INSTRUCTIONS FOR THE TASK -> Repeat the listing in full, word for word.

STORED DATA ->
******

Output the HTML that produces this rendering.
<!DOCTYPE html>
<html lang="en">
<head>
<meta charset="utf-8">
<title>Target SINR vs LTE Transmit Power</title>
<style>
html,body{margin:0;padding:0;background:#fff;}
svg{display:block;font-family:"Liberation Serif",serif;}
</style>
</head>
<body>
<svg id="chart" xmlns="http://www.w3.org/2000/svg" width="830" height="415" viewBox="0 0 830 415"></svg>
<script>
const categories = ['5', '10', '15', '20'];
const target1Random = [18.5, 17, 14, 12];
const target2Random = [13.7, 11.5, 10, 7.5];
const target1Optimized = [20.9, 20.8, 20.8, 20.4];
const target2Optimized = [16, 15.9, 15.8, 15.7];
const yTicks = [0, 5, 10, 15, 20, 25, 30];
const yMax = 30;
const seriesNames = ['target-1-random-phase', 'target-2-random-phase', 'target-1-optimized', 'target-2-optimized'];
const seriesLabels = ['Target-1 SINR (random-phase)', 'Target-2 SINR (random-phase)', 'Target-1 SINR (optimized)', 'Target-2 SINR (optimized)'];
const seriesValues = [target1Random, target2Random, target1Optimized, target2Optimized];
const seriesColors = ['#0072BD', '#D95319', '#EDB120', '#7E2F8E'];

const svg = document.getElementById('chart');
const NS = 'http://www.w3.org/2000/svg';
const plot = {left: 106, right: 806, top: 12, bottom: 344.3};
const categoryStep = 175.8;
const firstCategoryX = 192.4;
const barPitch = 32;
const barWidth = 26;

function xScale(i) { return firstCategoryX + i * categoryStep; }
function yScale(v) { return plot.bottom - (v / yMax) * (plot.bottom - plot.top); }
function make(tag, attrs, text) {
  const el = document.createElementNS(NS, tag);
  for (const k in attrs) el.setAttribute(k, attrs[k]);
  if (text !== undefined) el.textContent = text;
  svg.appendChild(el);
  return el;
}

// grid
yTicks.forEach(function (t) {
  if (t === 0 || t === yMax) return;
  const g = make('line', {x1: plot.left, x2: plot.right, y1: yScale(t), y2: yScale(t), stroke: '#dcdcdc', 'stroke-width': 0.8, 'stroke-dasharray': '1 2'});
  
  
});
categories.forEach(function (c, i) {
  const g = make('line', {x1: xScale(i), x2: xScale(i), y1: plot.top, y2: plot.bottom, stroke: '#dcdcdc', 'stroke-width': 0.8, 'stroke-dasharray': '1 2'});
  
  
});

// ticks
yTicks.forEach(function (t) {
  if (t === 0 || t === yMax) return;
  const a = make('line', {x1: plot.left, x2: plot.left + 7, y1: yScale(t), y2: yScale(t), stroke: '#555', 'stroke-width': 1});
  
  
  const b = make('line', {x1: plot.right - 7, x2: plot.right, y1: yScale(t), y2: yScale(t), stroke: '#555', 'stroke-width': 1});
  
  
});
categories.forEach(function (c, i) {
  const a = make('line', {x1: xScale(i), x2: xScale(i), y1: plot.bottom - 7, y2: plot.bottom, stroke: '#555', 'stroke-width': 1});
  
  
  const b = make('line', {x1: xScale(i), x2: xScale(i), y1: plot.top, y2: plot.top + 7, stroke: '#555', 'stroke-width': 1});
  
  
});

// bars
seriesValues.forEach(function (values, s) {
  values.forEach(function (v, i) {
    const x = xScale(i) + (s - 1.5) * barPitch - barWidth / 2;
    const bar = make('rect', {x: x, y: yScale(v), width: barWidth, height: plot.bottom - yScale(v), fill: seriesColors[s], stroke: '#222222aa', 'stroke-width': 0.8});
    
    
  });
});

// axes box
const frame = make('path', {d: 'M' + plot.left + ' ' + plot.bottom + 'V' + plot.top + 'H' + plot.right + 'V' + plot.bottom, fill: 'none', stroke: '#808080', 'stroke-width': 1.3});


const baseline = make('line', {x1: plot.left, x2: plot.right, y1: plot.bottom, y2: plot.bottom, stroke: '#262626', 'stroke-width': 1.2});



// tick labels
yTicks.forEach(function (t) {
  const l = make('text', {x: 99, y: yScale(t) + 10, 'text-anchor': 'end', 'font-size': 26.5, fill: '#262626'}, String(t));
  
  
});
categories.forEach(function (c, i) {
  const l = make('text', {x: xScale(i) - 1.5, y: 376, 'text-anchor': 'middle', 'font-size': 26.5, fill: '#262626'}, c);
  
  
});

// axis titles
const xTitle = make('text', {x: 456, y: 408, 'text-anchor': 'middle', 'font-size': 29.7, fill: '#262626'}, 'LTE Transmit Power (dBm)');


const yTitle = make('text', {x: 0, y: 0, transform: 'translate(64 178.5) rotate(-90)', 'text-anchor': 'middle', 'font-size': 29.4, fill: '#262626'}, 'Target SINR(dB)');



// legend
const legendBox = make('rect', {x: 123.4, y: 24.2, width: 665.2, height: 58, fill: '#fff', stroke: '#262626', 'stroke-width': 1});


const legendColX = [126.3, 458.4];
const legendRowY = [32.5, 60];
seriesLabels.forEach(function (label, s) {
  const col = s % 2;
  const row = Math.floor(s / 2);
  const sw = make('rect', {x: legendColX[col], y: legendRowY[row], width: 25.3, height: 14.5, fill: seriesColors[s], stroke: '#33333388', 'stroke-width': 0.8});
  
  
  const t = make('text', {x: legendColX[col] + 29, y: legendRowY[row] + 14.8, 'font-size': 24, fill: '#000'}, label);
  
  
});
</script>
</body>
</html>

******

RESPONSE FOR THIS EXERCISE ->
Output the HTML that produces this rendering.
<!DOCTYPE html>
<html lang="en">
<head>
<meta charset="utf-8">
<title>Target SINR vs LTE Transmit Power</title>
<style>
html,body{margin:0;padding:0;background:#fff;}
svg{display:block;font-family:"Liberation Serif",serif;}
</style>
</head>
<body>
<svg id="chart" xmlns="http://www.w3.org/2000/svg" width="830" height="415" viewBox="0 0 830 415"></svg>
<script>
const categories = ['5', '10', '15', '20'];
const target1Random = [18.5, 17, 14, 12];
const target2Random = [13.7, 11.5, 10, 7.5];
const target1Optimized = [20.9, 20.8, 20.8, 20.4];
const target2Optimized = [16, 15.9, 15.8, 15.7];
const yTicks = [0, 5, 10, 15, 20, 25, 30];
const yMax = 30;
const seriesNames = ['target-1-random-phase', 'target-2-random-phase', 'target-1-optimized', 'target-2-optimized'];
const seriesLabels = ['Target-1 SINR (random-phase)', 'Target-2 SINR (random-phase)', 'Target-1 SINR (optimized)', 'Target-2 SINR (optimized)'];
const seriesValues = [target1Random, target2Random, target1Optimized, target2Optimized];
const seriesColors = ['#0072BD', '#D95319', '#EDB120', '#7E2F8E'];

const svg = document.getElementById('chart');
const NS = 'http://www.w3.org/2000/svg';
const plot = {left: 106, right: 806, top: 12, bottom: 344.3};
const categoryStep = 175.8;
const firstCategoryX = 192.4;
const barPitch = 32;
const barWidth = 26;

function xScale(i) { return firstCategoryX + i * categoryStep; }
function yScale(v) { return plot.bottom - (v / yMax) * (plot.bottom - plot.top); }
function make(tag, attrs, text) {
  const el = document.createElementNS(NS, tag);
  for (const k in attrs) el.setAttribute(k, attrs[k]);
  if (text !== undefined) el.textContent = text;
  svg.appendChild(el);
  return el;
}

// grid
yTicks.forEach(function (t) {
  if (t === 0 || t === yMax) return;
  const g = make('line', {x1: plot.left, x2: plot.right, y1: yScale(t), y2: yScale(t), stroke: '#dcdcdc', 'stroke-width': 0.8, 'stroke-dasharray': '1 2'});
  
  
});
categories.forEach(function (c, i) {
  const g = make('line', {x1: xScale(i), x2: xScale(i), y1: plot.top, y2: plot.bottom, stroke: '#dcdcdc', 'stroke-width': 0.8, 'stroke-dasharray': '1 2'});
  
  
});

// ticks
yTicks.forEach(function (t) {
  if (t === 0 || t === yMax) return;
  const a = make('line', {x1: plot.left, x2: plot.left + 7, y1: yScale(t), y2: yScale(t), stroke: '#555', 'stroke-width': 1});
  
  
  const b = make('line', {x1: plot.right - 7, x2: plot.right, y1: yScale(t), y2: yScale(t), stroke: '#555', 'stroke-width': 1});
  
  
});
categories.forEach(function (c, i) {
  const a = make('line', {x1: xScale(i), x2: xScale(i), y1: plot.bottom - 7, y2: plot.bottom, stroke: '#555', 'stroke-width': 1});
  
  
  const b = make('line', {x1: xScale(i), x2: xScale(i), y1: plot.top, y2: plot.top + 7, stroke: '#555', 'stroke-width': 1});
  
  
});

// bars
seriesValues.forEach(function (values, s) {
  values.forEach(function (v, i) {
    const x = xScale(i) + (s - 1.5) * barPitch - barWidth / 2;
    const bar = make('rect', {x: x, y: yScale(v), width: barWidth, height: plot.bottom - yScale(v), fill: seriesColors[s], stroke: '#222222aa', 'stroke-width': 0.8});
    
    
  });
});

// axes box
const frame = make('path', {d: 'M' + plot.left + ' ' + plot.bottom + 'V' + plot.top + 'H' + plot.right + 'V' + plot.bottom, fill: 'none', stroke: '#808080', 'stroke-width': 1.3});


const baseline = make('line', {x1: plot.left, x2: plot.right, y1: plot.bottom, y2: plot.bottom, stroke: '#262626', 'stroke-width': 1.2});



// tick labels
yTicks.forEach(function (t) {
  const l = make('text', {x: 99, y: yScale(t) + 10, 'text-anchor': 'end', 'font-size': 26.5, fill: '#262626'}, String(t));
  
  
});
categories.forEach(function (c, i) {
  const l = make('text', {x: xScale(i) - 1.5, y: 376, 'text-anchor': 'middle', 'font-size': 26.5, fill: '#262626'}, c);
  
  
});

// axis titles
const xTitle = make('text', {x: 456, y: 408, 'text-anchor': 'middle', 'font-size': 29.7, fill: '#262626'}, 'LTE Transmit Power (dBm)');


const yTitle = make('text', {x: 0, y: 0, transform: 'translate(64 178.5) rotate(-90)', 'text-anchor': 'middle', 'font-size': 29.4, fill: '#262626'}, 'Target SINR(dB)');



// legend
const legendBox = make('rect', {x: 123.4, y: 24.2, width: 665.2, height: 58, fill: '#fff', stroke: '#262626', 'stroke-width': 1});


const legendColX = [126.3, 458.4];
const legendRowY = [32.5, 60];
seriesLabels.forEach(function (label, s) {
  const col = s % 2;
  const row = Math.floor(s / 2);
  const sw = make('rect', {x: legendColX[col], y: legendRowY[row], width: 25.3, height: 14.5, fill: seriesColors[s], stroke: '#33333388', 'stroke-width': 0.8});
  
  
  const t = make('text', {x: legendColX[col] + 29, y: legendRowY[row] + 14.8, 'font-size': 24, fill: '#000'}, label);
  
  
});
</script>
</body>
</html>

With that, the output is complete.